Plitvice Lakes National Park boasts one of the most extraordinary landscapes I’ve ever seen. With its shimmering turquoise pools surrounded by steep white cliffs and thick foliage, Plitvice looks like an enchanted forest come to life. I fully expected to see fairies and elves dance across the boardwalk in front of me! I followed the “H” trail through the upper and lower falls and took between five and six hours to complete. If you have the time, I highly recommend it!
Rovinj is a colorful gem of a town on the Istrian peninsula and was the last stopover point of my Croatia trip. I spent three days exploring this pretty fishing village, poking down quiet lanes that lead to the sea. I was surprised by Rovinj’s wealth of unique art and specialty stores and its many fetching cafes and restaurants. A string of bars along the waterfront facing the old town make a perfect spot for a sun-downer cocktail. I wish I could click my heels and be back there, glass in hand and warm breeze on my face. It was heaven!

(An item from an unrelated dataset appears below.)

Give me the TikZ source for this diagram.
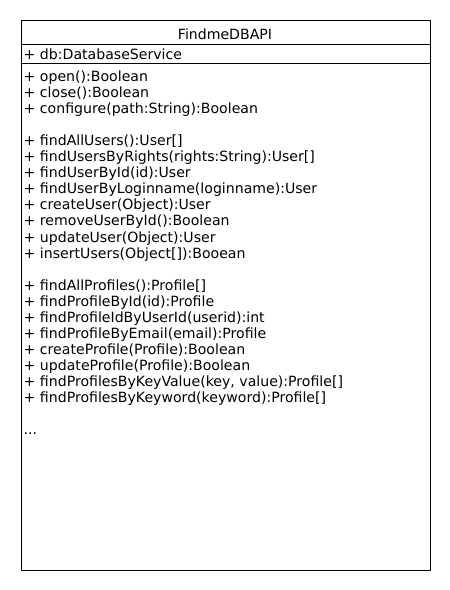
\documentclass[tikz,border=0pt]{standalone}
\usepackage{fontspec}
\setmainfont{DejaVu Sans}
\begin{document}
\begin{tikzpicture}[x=1bp,y=-1bp,
  umltext/.style={inner sep=0pt,anchor=base west,font=\fontsize{14.1bp}{16bp}\selectfont},
  titletext/.style={inner sep=0pt,anchor=base,font=\fontsize{14.1bp}{16bp}\selectfont},
  frame/.style={draw=black,line width=1bp,inner sep=0pt,minimum width=409bp,minimum height=549bp,anchor=north west},
  sep/.style={draw=black,line width=1bp}]
\useasboundingbox (0,0) rectangle (450,590);
\node[frame] (box) at (20.5,20.5) {};
\coordinate (s1l) at (20.5,44.5);
\coordinate (s1r) at (429.5,44.5);
\coordinate (s2l) at (20.5,63.5);
\coordinate (s2r) at (429.5,63.5);
\draw[sep] (s1l) -- (s1r);
\draw[sep] (s2l) -- (s2r);
\node[titletext] (title) at (225,39.5) {FindmeDBAPI};
\node[umltext] (attr) at (23.5,59.5) {+ db:DatabaseService};
\foreach \k/\t in {0/{+ open():Boolean},1/{+ close():Boolean},2/{+ configure(path:String):Boolean},
  4/{+ findAllUsers():User[]},5/{+ findUsersByRights(rights:String):User[]},6/{+ findUserById(id):User},
  7/{+ findUserByLoginname(loginname):User},8/{+ createUser(Object):User},9/{+ removeUserById():Boolean},
  10/{+ updateUser(Object):User},11/{+ insertUsers(Object[]):Booean},
  13/{+ findAllProfiles():Profile[]},14/{+ findProfileById(id):Profile},15/{+ findProfileIdByUserId(userid):int},
  16/{+ findProfileByEmail(email):Profile},17/{+ createProfile(Profile):Boolean},18/{+ updateProfile(Profile):Boolean},
  19/{+ findProfilesByKeyValue(key, value):Profile[]},20/{+ findProfilesByKeyword(keyword):Profile[]},
  22/{...}}
  \node[umltext] (m\k) at (23.5,{81.5+16.05*\k}) {\t};
\end{tikzpicture}
\end{document}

From Rovinj I drove to Padua, Italy and swung by tiny-but-historic Porec, Croatia along the way. Porec’s piece de resistance is the Euphrasian Basilica, a 6th century treasure containing some of the world’s finest Byzantine mosaics. This UNESCO site is not to be missed!
Driving in Croatia proved to be relatively painless. Thanks to my American inability to operate a vehicle with manual transmission, the rental company gave me a free upgrade to a Mercedes with built in GPS – the only automatic they had on the lot! Aside from one harrowing drive through the mountains (from Plitvice to Rovinj), I mostly stuck to the spiffy new A1 highway to save time. Tolls were a bit pricey, though the booths were easy to use. I drove the jaw-dropping coastal road from Dubrovnik to Split via Bosnia. Apologies to the drivers behind me for my slow speed, but I didn’t want to miss a thing! Can you blame me?
Have you ever taken a European road trip?
Which cities in Croatia would you most like to visit?